(Task to complete): Search the data for the word "matplotlib" and copy every line where it occurs.

— Start Data section —

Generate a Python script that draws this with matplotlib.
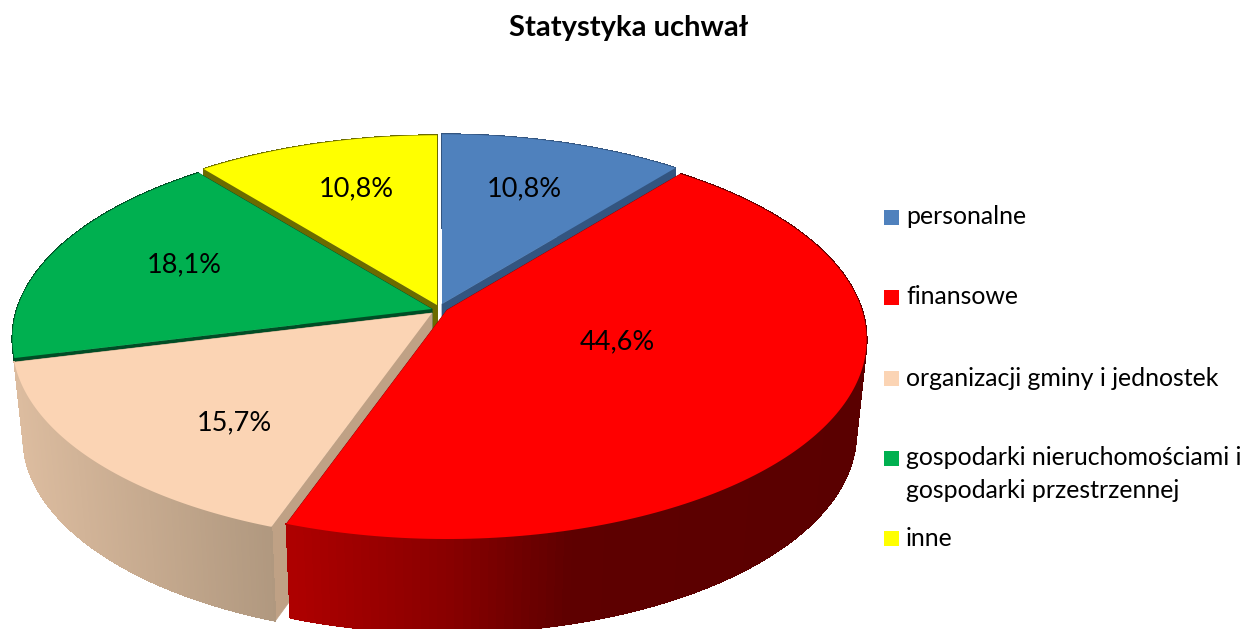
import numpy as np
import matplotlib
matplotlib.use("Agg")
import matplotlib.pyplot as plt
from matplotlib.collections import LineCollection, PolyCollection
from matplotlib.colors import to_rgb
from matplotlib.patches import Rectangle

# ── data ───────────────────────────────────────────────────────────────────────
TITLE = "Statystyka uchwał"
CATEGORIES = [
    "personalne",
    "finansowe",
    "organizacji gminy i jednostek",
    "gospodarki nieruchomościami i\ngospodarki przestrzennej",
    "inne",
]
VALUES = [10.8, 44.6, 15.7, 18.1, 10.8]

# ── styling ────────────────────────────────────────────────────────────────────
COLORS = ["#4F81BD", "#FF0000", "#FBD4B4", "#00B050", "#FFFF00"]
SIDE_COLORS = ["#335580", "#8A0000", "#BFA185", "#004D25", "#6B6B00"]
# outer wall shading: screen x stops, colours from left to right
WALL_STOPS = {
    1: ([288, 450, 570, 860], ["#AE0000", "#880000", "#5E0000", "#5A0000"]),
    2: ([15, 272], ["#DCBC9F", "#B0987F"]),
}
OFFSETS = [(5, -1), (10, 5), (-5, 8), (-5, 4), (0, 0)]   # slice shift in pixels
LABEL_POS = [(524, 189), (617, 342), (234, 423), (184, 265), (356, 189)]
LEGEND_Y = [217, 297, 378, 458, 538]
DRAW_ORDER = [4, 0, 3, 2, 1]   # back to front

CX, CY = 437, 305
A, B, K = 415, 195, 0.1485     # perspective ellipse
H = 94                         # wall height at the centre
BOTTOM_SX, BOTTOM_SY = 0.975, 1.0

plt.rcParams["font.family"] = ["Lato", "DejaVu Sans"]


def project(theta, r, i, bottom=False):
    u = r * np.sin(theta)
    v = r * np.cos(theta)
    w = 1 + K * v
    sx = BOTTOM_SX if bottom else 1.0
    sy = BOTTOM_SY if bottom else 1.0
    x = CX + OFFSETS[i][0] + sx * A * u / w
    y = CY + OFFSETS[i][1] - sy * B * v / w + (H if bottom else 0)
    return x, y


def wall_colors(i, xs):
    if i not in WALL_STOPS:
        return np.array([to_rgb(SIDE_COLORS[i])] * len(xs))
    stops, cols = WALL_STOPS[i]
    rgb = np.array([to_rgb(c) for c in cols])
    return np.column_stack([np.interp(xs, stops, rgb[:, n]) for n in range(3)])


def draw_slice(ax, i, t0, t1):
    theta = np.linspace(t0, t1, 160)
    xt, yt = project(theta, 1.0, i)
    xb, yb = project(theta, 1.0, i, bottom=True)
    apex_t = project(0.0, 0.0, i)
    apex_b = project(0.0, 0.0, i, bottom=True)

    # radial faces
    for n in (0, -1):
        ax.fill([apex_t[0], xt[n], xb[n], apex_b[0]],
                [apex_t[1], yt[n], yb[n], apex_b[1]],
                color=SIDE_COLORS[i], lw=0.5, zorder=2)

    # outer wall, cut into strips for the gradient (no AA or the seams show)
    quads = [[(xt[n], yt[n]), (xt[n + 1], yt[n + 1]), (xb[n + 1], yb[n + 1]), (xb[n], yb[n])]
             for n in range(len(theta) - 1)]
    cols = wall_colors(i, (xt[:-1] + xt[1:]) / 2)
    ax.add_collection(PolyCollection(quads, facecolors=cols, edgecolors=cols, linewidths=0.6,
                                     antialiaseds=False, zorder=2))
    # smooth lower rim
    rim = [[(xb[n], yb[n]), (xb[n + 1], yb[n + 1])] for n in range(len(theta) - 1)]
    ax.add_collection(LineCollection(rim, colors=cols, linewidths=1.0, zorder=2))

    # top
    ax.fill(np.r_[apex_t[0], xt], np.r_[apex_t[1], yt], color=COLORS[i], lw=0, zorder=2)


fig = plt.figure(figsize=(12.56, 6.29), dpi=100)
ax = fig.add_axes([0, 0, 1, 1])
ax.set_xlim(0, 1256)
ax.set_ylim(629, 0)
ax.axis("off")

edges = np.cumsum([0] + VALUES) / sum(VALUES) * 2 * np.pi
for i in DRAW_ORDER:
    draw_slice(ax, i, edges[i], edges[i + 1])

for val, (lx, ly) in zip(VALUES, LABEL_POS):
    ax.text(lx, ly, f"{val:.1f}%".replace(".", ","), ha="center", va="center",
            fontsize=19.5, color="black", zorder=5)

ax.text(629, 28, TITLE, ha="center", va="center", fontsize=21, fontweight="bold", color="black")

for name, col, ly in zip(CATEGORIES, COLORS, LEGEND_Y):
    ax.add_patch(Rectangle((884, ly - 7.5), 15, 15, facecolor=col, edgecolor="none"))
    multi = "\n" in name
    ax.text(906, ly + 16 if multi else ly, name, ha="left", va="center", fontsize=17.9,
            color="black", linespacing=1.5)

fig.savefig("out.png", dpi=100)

— End Data section —

(Response to the exercise):
Generate a Python script that draws this with matplotlib.
import matplotlib
matplotlib.use("Agg")
import matplotlib.pyplot as plt
from matplotlib.collections import LineCollection, PolyCollection
from matplotlib.colors import to_rgb
from matplotlib.patches import Rectangle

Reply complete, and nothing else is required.